The request:
Only the lines from the top of the listing below to the line that has "2.15, 2.05, 1.99]" should be echoed, with both ends kept and pictures left out.
——
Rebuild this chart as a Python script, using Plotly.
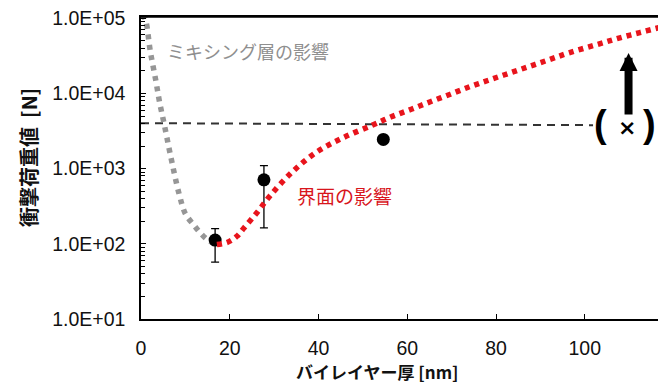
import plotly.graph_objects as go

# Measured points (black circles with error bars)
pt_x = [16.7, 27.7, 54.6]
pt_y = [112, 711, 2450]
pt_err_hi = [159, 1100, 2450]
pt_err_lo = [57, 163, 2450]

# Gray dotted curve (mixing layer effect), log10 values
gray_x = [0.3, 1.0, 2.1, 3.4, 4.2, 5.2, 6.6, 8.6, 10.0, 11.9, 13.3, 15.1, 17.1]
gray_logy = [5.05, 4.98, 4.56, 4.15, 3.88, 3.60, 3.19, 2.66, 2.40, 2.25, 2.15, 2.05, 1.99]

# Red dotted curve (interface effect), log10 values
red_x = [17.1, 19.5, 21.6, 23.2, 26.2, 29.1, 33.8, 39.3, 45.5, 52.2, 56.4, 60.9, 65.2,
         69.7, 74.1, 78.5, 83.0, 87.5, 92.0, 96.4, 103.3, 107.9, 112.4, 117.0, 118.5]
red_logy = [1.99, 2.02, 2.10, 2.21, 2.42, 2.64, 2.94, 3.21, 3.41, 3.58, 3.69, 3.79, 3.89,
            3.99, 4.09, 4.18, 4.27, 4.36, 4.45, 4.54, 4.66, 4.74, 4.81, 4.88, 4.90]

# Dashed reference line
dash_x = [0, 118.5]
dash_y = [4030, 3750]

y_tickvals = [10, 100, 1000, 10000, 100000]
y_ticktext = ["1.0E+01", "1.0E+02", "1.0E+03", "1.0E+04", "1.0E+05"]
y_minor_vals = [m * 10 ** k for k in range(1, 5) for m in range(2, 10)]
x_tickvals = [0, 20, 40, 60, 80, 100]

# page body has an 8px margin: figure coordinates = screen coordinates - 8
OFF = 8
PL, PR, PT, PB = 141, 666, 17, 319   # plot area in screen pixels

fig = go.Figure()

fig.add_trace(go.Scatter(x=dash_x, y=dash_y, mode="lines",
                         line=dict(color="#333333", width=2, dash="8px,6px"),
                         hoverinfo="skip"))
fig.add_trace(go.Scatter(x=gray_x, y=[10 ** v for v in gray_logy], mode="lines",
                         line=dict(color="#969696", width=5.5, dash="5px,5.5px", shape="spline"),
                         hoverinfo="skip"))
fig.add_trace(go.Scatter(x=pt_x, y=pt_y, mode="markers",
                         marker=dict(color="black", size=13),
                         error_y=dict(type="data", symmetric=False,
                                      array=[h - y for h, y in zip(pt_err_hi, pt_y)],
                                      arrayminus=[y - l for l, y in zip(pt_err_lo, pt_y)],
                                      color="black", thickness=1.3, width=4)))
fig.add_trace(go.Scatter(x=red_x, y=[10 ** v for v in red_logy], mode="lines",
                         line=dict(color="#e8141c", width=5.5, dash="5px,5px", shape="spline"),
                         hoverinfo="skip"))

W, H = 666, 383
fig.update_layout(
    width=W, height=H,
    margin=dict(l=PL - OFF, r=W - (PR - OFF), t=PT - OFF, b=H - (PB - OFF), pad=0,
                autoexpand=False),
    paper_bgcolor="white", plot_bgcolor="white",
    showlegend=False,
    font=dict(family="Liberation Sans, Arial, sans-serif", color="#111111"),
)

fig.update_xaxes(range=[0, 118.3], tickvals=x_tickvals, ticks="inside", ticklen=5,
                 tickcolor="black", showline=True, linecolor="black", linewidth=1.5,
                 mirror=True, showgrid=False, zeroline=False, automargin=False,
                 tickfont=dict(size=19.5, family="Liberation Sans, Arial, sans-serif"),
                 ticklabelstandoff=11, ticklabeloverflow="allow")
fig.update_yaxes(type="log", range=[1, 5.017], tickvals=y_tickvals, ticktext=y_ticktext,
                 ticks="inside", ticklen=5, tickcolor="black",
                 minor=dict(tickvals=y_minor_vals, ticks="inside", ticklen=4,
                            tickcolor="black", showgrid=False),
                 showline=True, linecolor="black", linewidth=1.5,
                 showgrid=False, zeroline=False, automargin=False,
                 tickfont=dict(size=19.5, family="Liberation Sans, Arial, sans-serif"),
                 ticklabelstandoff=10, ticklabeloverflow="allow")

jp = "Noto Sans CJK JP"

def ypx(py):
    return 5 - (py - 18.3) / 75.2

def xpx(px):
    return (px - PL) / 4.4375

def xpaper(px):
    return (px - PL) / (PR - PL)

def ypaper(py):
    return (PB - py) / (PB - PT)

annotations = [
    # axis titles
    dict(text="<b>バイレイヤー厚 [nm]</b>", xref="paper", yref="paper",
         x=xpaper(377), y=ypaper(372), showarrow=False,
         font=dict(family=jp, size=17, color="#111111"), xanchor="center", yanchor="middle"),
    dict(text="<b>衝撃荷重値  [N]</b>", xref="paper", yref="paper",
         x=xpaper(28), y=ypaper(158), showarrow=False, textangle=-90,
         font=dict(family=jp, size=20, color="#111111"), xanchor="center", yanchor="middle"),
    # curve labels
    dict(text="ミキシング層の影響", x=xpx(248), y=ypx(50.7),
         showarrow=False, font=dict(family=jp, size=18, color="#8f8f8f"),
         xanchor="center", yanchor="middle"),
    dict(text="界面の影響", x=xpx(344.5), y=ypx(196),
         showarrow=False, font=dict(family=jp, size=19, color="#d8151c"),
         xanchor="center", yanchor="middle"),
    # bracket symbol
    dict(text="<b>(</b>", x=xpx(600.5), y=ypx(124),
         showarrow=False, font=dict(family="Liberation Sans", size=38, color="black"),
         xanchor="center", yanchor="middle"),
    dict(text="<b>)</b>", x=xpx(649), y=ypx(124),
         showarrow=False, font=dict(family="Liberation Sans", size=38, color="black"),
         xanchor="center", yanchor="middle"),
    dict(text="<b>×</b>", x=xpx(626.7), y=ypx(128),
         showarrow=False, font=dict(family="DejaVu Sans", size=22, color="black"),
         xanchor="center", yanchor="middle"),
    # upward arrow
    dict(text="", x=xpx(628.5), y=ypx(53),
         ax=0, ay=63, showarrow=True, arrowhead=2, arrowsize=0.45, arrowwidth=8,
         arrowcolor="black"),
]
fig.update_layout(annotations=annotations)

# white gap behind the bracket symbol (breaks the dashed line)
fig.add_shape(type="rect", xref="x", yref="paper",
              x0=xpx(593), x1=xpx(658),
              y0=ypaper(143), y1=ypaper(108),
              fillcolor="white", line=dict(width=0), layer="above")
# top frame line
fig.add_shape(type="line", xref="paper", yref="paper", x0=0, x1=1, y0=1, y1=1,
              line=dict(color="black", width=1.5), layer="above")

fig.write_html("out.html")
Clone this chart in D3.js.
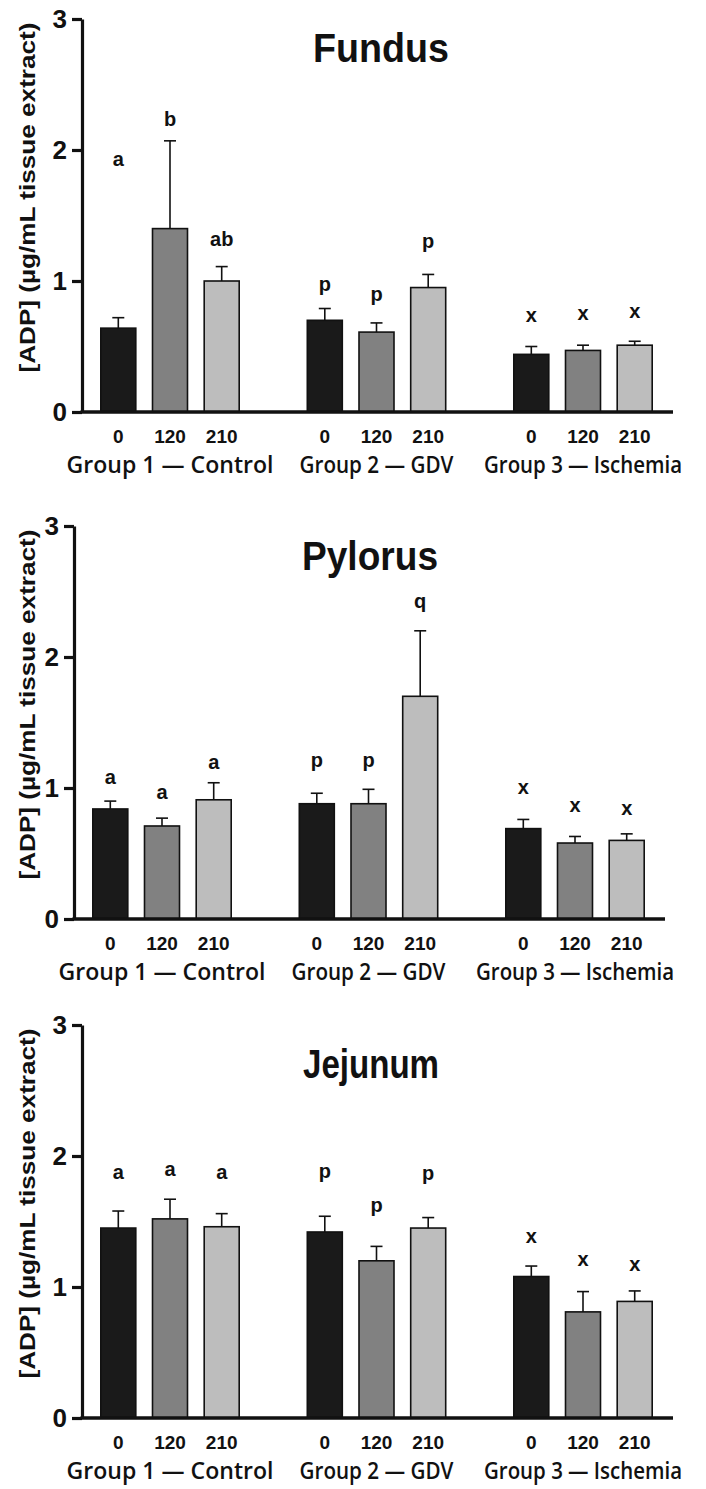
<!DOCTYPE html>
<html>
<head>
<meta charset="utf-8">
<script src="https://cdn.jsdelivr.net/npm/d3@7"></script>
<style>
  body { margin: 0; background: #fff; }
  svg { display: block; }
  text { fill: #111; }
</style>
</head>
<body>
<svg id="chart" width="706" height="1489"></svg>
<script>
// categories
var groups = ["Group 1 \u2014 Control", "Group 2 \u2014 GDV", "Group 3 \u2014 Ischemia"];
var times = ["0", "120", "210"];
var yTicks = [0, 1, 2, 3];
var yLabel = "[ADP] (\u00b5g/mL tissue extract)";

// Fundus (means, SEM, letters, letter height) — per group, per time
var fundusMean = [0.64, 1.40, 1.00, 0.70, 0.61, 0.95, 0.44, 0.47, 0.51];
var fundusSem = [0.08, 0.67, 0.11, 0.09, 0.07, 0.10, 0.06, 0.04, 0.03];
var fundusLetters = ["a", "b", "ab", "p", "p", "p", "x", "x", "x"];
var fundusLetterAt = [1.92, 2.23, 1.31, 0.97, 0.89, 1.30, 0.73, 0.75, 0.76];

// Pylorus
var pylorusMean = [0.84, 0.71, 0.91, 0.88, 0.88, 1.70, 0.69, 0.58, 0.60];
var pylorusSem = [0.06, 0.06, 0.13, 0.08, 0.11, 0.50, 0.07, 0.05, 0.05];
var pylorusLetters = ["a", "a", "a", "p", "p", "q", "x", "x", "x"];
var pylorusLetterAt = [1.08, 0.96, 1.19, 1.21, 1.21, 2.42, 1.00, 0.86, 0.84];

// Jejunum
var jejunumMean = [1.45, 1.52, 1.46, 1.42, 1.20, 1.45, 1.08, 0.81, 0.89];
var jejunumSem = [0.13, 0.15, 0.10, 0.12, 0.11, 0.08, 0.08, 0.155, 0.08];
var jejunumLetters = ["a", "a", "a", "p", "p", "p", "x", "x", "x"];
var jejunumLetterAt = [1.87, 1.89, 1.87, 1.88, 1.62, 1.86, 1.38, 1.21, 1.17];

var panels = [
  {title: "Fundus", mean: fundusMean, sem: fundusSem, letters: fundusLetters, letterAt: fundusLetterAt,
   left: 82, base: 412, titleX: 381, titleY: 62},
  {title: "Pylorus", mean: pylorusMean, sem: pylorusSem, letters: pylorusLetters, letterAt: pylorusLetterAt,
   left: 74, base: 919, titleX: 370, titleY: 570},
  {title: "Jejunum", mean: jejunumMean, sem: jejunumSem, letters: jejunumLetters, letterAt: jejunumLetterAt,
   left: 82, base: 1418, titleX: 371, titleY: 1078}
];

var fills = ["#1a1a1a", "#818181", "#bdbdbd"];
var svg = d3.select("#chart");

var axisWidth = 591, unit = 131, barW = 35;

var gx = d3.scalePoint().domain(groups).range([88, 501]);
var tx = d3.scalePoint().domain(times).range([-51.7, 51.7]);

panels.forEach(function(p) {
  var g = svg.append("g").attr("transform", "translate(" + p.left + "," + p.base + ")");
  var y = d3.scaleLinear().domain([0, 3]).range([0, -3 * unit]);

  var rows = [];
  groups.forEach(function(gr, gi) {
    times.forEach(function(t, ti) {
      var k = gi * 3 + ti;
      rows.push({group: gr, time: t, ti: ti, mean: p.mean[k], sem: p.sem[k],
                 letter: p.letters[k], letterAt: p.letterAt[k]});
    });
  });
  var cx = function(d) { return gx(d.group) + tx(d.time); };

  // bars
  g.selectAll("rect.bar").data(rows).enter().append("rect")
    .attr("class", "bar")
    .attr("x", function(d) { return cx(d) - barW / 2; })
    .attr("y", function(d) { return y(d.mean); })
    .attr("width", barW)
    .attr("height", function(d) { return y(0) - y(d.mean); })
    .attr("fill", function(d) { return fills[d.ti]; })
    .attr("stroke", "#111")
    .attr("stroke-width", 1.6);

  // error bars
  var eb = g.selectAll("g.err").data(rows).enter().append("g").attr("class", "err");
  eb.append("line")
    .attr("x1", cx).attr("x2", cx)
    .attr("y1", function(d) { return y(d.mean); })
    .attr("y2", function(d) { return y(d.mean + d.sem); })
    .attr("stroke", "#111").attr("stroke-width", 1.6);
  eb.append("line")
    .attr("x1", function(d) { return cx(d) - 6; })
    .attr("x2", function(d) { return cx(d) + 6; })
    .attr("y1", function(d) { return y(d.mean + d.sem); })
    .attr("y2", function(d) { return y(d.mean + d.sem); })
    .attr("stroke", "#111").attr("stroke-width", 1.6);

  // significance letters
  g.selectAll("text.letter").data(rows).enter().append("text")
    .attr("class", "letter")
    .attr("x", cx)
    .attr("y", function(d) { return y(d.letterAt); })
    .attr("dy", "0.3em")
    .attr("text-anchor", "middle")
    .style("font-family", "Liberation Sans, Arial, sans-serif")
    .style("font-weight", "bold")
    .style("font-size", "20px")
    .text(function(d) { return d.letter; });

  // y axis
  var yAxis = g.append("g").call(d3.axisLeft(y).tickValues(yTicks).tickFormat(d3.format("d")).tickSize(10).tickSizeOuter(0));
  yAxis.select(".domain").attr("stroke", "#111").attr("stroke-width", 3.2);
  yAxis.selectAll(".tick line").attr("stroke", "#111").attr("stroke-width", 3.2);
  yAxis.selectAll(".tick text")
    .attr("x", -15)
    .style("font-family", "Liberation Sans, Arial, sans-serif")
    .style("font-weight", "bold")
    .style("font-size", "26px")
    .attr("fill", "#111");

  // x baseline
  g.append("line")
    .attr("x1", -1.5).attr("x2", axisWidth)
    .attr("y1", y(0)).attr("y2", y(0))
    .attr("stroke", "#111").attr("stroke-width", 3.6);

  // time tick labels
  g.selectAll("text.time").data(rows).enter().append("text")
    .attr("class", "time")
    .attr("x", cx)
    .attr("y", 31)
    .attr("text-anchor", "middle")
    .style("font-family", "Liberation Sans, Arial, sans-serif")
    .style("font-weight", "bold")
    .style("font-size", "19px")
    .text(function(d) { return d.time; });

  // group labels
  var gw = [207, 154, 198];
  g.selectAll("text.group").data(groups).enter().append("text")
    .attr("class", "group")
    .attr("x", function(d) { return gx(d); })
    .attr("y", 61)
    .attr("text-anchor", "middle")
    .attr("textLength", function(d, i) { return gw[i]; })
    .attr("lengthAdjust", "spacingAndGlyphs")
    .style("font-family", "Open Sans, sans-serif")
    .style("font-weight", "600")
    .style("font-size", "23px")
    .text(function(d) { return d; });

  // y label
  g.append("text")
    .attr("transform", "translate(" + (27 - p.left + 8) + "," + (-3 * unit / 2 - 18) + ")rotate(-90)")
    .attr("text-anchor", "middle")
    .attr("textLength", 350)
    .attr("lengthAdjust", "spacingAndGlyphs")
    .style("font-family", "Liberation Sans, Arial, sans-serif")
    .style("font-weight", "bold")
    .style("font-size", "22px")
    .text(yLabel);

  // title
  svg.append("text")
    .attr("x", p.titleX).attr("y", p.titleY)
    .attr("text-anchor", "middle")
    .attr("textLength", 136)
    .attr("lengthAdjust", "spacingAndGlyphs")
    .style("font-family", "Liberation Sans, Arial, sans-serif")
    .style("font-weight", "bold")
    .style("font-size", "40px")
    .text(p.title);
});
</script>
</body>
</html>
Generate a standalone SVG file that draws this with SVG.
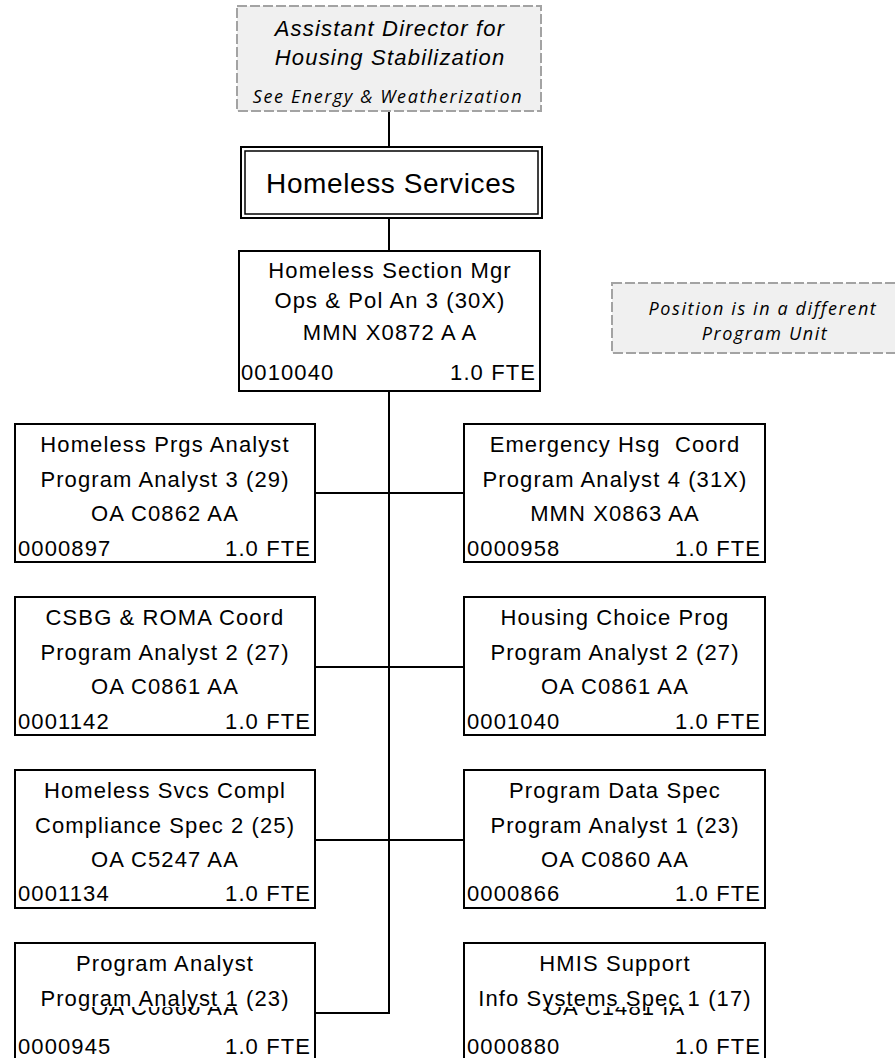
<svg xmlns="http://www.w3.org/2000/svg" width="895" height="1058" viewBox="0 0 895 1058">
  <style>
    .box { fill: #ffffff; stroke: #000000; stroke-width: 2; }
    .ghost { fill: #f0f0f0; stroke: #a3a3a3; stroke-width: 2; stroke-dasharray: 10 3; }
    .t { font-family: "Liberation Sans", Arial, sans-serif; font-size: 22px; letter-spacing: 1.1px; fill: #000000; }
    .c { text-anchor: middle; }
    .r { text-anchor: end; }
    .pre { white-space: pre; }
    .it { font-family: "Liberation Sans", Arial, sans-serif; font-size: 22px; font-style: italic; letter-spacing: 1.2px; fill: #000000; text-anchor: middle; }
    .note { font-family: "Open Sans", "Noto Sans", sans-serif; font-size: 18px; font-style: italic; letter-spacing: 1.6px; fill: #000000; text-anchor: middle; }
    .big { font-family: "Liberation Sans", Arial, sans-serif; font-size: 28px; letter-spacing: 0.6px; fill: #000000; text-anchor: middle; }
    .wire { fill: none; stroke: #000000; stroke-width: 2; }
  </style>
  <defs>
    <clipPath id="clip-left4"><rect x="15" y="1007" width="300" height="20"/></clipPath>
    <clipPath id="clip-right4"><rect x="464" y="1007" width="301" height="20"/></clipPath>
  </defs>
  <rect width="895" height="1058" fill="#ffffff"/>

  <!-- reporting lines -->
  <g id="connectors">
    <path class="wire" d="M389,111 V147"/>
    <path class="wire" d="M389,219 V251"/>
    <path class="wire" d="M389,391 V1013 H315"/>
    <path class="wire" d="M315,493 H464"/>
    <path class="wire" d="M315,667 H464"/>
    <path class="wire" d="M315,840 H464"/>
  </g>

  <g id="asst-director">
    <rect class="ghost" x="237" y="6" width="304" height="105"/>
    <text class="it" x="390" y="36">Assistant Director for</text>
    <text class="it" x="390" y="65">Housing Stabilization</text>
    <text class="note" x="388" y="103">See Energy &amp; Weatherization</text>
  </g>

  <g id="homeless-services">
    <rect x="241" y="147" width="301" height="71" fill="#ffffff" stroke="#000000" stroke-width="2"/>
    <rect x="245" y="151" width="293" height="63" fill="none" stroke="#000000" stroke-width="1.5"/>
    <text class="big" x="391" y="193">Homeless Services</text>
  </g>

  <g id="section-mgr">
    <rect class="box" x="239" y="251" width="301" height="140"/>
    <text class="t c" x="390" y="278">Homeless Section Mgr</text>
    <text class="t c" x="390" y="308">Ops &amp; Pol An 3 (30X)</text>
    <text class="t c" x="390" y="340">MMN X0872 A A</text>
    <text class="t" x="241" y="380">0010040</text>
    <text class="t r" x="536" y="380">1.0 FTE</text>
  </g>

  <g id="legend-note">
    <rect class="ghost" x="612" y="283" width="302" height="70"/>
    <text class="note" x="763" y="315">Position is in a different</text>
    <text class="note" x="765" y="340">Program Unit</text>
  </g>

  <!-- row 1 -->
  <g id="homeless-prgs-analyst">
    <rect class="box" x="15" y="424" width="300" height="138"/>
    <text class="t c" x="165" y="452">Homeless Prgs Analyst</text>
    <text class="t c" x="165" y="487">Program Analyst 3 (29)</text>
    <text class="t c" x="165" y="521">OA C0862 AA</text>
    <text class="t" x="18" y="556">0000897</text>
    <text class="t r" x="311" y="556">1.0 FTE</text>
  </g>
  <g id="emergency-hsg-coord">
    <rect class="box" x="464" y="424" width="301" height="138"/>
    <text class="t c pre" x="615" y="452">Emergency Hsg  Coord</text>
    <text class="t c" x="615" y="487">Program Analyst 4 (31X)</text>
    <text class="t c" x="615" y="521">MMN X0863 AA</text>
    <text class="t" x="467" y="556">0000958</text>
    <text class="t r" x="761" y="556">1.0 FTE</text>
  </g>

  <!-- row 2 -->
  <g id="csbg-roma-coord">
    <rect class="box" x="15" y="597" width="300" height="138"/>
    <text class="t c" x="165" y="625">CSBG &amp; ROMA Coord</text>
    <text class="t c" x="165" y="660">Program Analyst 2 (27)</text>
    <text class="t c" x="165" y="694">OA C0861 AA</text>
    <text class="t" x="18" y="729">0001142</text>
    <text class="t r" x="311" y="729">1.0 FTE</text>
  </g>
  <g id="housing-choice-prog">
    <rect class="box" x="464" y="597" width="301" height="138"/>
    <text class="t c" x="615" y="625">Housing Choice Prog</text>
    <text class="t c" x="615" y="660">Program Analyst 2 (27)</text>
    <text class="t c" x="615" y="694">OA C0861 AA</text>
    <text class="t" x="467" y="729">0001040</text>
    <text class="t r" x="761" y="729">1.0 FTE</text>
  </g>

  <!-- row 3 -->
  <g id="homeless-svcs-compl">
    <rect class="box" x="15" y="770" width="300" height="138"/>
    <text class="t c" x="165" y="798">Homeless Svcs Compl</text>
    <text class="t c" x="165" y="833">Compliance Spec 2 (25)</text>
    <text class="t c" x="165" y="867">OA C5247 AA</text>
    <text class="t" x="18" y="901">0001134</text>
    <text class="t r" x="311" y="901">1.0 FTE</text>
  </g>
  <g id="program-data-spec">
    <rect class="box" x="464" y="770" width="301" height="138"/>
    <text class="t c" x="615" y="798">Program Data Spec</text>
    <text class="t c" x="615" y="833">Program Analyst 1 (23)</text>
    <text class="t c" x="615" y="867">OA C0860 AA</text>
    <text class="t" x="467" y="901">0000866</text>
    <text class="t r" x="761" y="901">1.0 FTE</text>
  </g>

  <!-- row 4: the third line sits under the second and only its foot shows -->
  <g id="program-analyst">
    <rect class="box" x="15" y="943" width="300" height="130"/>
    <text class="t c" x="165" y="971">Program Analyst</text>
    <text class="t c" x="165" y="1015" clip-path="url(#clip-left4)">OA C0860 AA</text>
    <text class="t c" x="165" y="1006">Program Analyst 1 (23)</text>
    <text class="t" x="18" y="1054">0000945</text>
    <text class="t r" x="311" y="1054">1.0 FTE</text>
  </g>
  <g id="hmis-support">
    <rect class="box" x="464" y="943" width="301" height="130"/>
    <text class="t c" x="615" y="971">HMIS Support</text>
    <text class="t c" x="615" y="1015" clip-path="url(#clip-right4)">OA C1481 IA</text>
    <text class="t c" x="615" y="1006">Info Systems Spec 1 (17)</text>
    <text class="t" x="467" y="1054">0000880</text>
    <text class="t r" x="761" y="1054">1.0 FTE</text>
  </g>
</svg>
——
Task solution:
Rebuild this chart as a Python script, using Plotly.
import plotly.graph_objects as go

# Measured points (black circles with error bars)
pt_x = [16.7, 27.7, 54.6]
pt_y = [112, 711, 2450]
pt_err_hi = [159, 1100, 2450]
pt_err_lo = [57, 163, 2450]

# Gray dotted curve (mixing layer effect), log10 values
gray_x = [0.3, 1.0, 2.1, 3.4, 4.2, 5.2, 6.6, 8.6, 10.0, 11.9, 13.3, 15.1, 17.1]
gray_logy = [5.05, 4.98, 4.56, 4.15, 3.88, 3.60, 3.19, 2.66, 2.40, 2.25, 2.15, 2.05, 1.99]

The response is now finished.